河村:ですね。しかも、そのギリギリ入稿した日に、たまたま大友克洋さんから連絡があって、一緒にご飯を食べることになったんですよ。で、持っていたシュレッダーの作品を見せたら、「面白いじゃん。もっと突き詰めた方がいいよ」と言ってくださって、大友さんが言うなら突き詰めてみようって。なので、初めてシュレッダーを使った作品を発表した「2ND」の帯は、大友さんが書いているんです。

——まさに「古い手法の中での新しい発見」ですね。

河村:そう。あと、飽きないためのもう一つは、技術を磨くことですね。技術ならいくらでも伸ばすことができるじゃないですか。それで、手で貼る精度を高めまくって、もはやデジタルとの差が分からないぐらいのところまでもっていくようにしました。で、アナログの手貼りを極めたら、あえてデジタルでもやってみる。そうすると、デジタルに見えるけどアナログだったり、逆に、手で貼ってるかと思えばデジタルだったりして、混乱させることで新鮮さが生まれました。

——企業案件となると、作品とは違い、制約があったり改変を求められたりもしますよね?

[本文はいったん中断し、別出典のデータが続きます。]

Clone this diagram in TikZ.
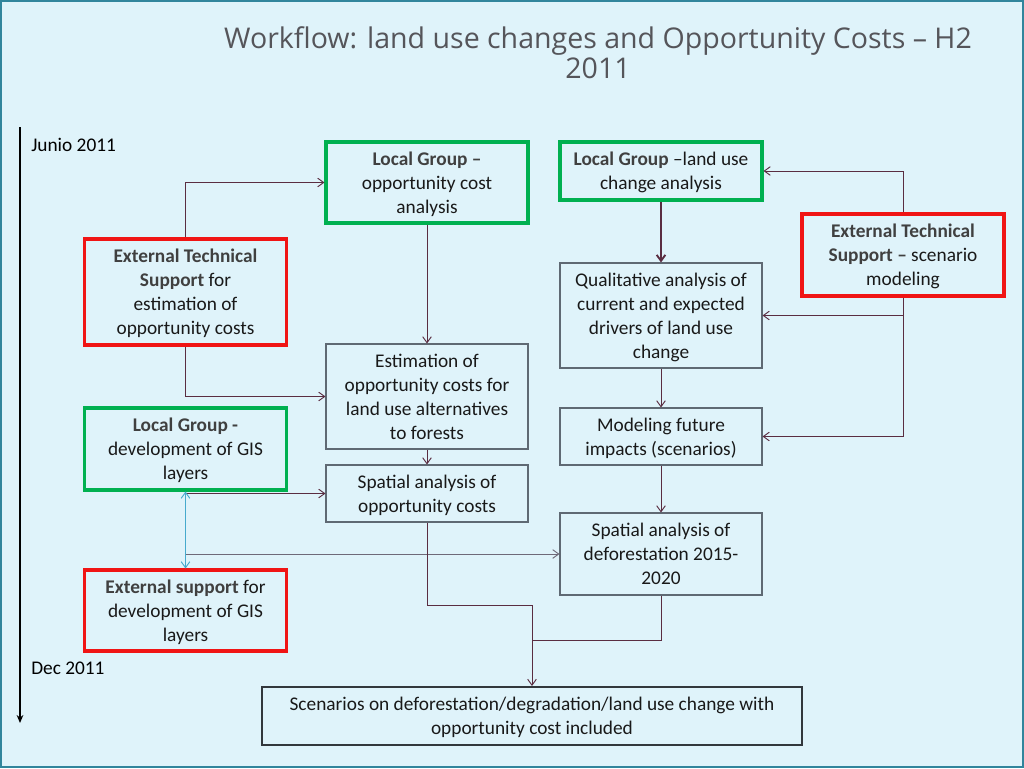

河村:オーダーを制約とは思ってないんですよ。お題をもらった、くらいの感覚。改変についても、完成させるまでは本気でやってますけど、作ったものを提出したあとのことについては、こだわりがまったくない。SNS用にリサイズしたいとか言われても、基本的には自由にやっていいですよっていう。でも、そこまでひどいことをされた経験はないので、皆さんの優しさのおかげです。

——コラボレーションする相手の見極めとかは?

河村:そもそも、この人とコラボレーションしたい、というのもないんです。好きなブランドや尊敬する作家はたくさんいますけど、それで一緒に仕事したいっていうふうにはならないんですよ。僕自身が超絶オープンなので、オファーがあればやりますっていう感じで。そもそも僕のコラージュとコラボするっていうのは、エフェクトみたいなもので、素材次第でいろんな方向にいけるし、見え方も変わってくる。なので、切り貼りする素材さえあれば、いくらでも自由自在にコラボができる。そこが一番の楽しみであり、コラージュの魅力だと思います。